The current recession - dubbed a ‘Shecession’ by C. Nicole Mason, president and chief executive of the Institute for Women’s Policy Research - has done the opposite.
Due to the impact of suspended education, lack of social provision and the comprehensive shut down of industries that proportionally employ more women - hospitality, catering, leisure, domestic labour - vast numbers of women have been unable to work.
Helping women back to work
In July 2020, the IMF warned that governments would have to react rapidly and decisively to counteract the economic damage that was disproportionately affecting women.
Kristalina Georgieva, the IMF’s Managing Director, wrote: “It is crucial that policymakers adopt measures to limit the scarring effects of the pandemic on women.”

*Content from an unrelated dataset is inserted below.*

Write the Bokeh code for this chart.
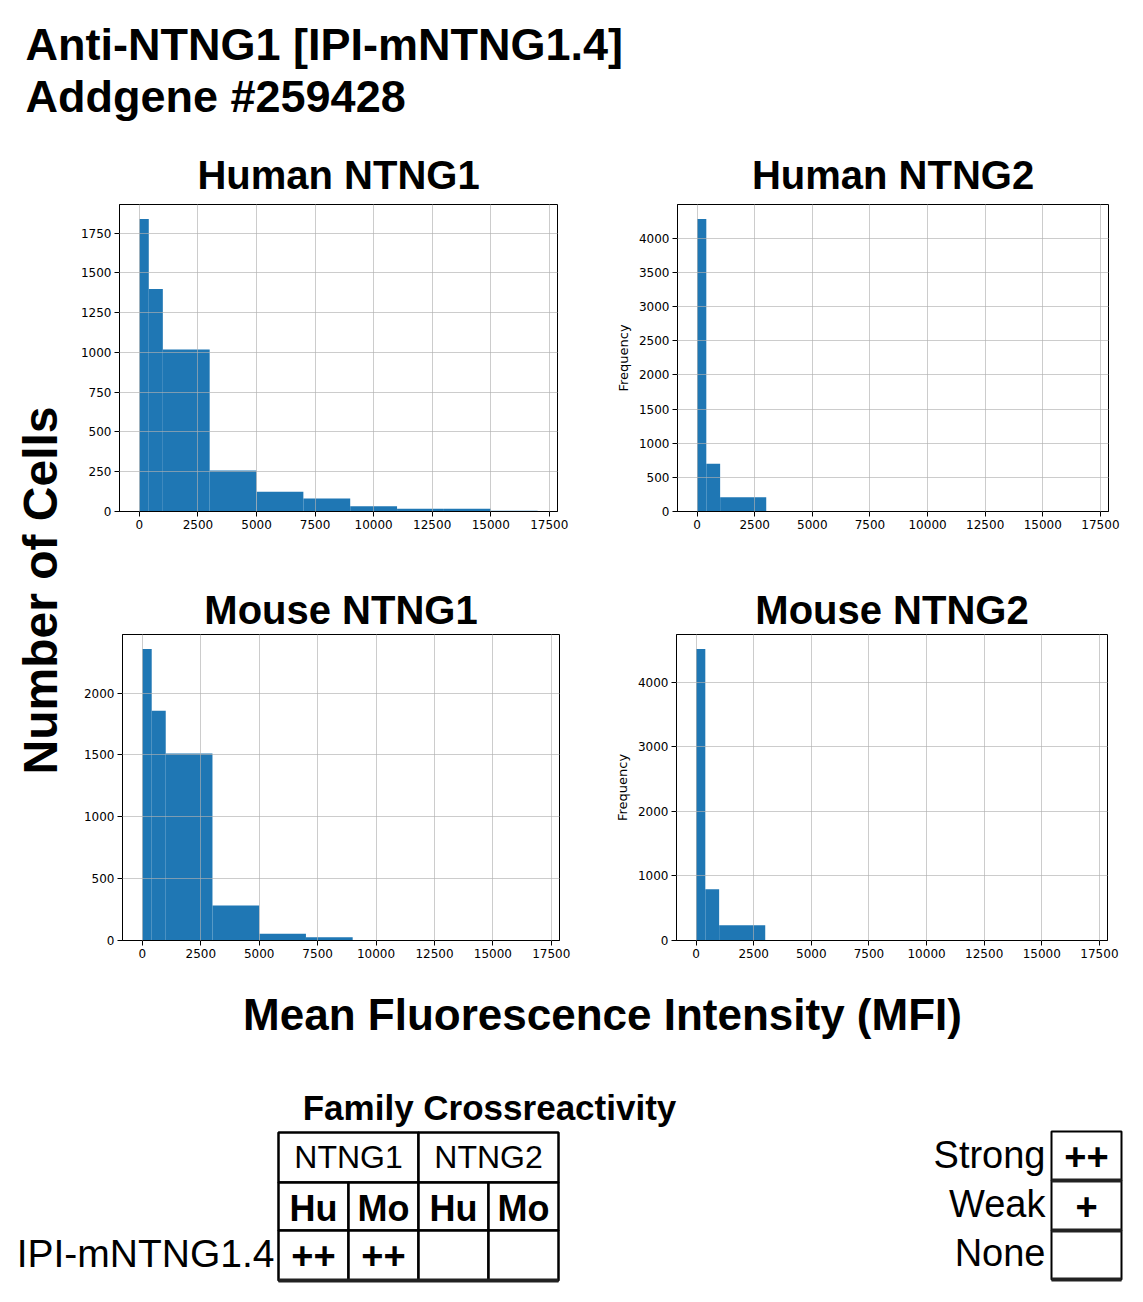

In the short-term, these could include “extending income support to the vulnerable, preserving employment linkages, providing incentives to balance work and family care responsibilities, improving access to healthcare and family planning, and expanding support for small businesses and the self-employed”.
What is the World Economic Forum doing to manage emerging risks from COVID-19?
In the long-term, effective gender-responsive fiscal policies, such as investing in education and infrastructure, subsidizing childcare, and offering parental leave could “not only lift constraints on women’s economic empowerment, they are necessary to promote an inclusive post-COVID-19 recovery”.
And, as findings from the Global Gender Response Tracker show, the measures being taken now will only be effective if they are sustained over time and properly financed.
Further recommendations include treating gender-violence services as essential parts of COVID-19 plans and supporting female participation in leadership and decision-making with regard to COVID-19 response.